In the past, before technology invaded every aspect of our lives, you sometimes you got a lot of “personality” at the check-out stand.
“Well how are you today? My sciatica is acting up. Not easy standing here all day. My new daughter-in-law has a desk job. Makes more money in a week than I make in a month. Needs it, though, with all the booze she drinks. Uses black finger nail polish. Probably in a cult. My grandchildren if I ever get any will probably have pointed ears. Nice shirt. JC Penny? Great bargains. Buy all my bras there. Only place with my size. So, did you find everything you needed?”
“No no no!”
“Should I call the store manager for you? What it is you need?”
“The image of your bras to go away?”
“Funny. You should write humor.”
“Right. So, cash or check?”
Or how about when the gas station attendant used to come dashing out to put in gas, check your oil, wash your windshield and check your tire pressure.
“Nice ride. Fifty-Seven? Kid who works for me is restoring an Edsel. Butt ugliest car ever made you ask me. Course he’s about as bright as the tail lamp on a ’64 Volkswagen Beetle if you get my meaning. So, whataya need today?”
“Two dollars regular, please.”
“Wow, one step closer to retirement in Tahiti.”
Now automation is here and the programmers knowing what we were used to tried to program in “personality,” but it’s not quite the same. Like at the pump-your-own gas station. “Insert card now. Remove quickly. Too fast. Reenter card now. Too slow. Reenter card. Is this a debit card? Put in number but shield yourself from criminals. This is not the greatest neighborhood. Of course, you don’t look like you have much money anyway. Haha.”
As an added feature, many pumps have monitors that blast you with “personal” ads, while you are pumping. “Special loan rates today at the local branch of Bank of Antarctica. Cool bank, check them out. Then maybe you wouldn’t have to put in the cheapest octane. Haha. Thirsty? We offer the mega-gulp sugar-plus-extra-caffeine purple passion slush drink for only two bucks. Goes great with pork rinds. You look like a pork rinds kinda guy. Haha. Replace nozzle when done.”

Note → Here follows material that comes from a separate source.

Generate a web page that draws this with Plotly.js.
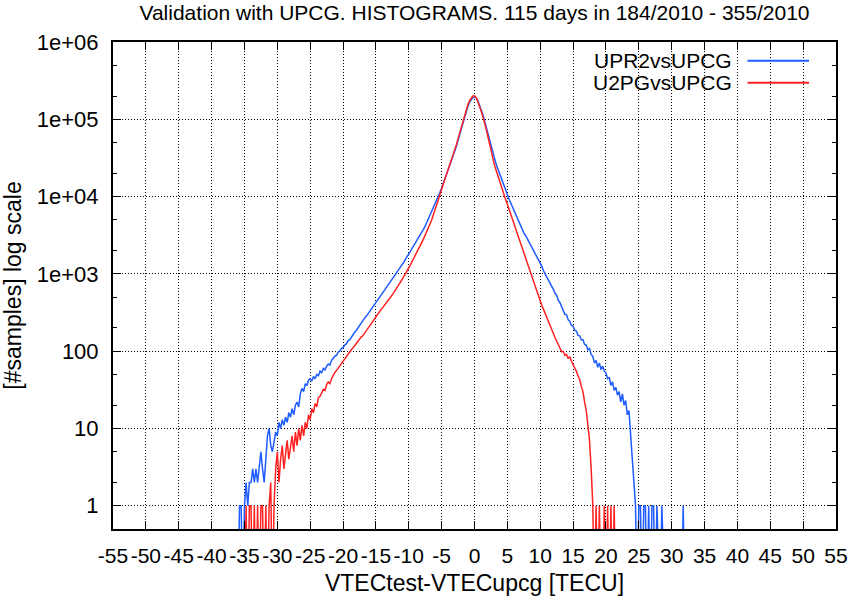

We have also been blessed with the self-checkout stand. “Please insert your card. Cannot read. Is there anyone with you that can help? A wife maybe? Scan any coupons now. Cannot read. Wife? Do you have our aisle-by-aisle location app? If not, your wife can download it at seeourspecials.com. If you need help call our helpful hotline at one eight-hundred easy. Don’t call one nine-hundred easy or you will get a porn service. Haha. Please hit total.”
So, it was kind of refreshing to go to a “throw-back-day” at a winery in the Valley.
“Wow, it’s loud in here.”
The young lady blew a strand of hair out of her face. “Three weddings, today. Not exactly your nuance crowd. Wanted to know if we used local trees for our oak barrels.”
I handed her our “taste-free-wine-anytime” club card. She grabbed a yellow pad and pen. “Internet is down. Busiest day in weeks.”
I thought of all the times in life I used a fake ID and was escorted out of an establishment. I was going to make up a name for old time’s sake, but Pat signed us in. Someone ordered three bottles of wine. The server took out an old credit card slip and started writing stuff down. “You don’t even have the little machine?”
“Nope.” She took out her phone and used the calculator to add things up. “We’re going to have to enter all of this by hand once the Internet comes back. Probably be here ‘til midnight. Rosé to start?”
A group of fifteen stumbled out of a wine tour bus and headed our way. They were all holding cell phones and speaking a foreign language. She did a neck roll and started lining up glasses. “Great. The selfie crowd is here.”
“Wow! This is like the olden days! I don’t suppose you have time to complain about your brother-in-law or ask where I bought these cheap cargo shorts or anything?”
She poured us some wine. “That does not compute,” she said.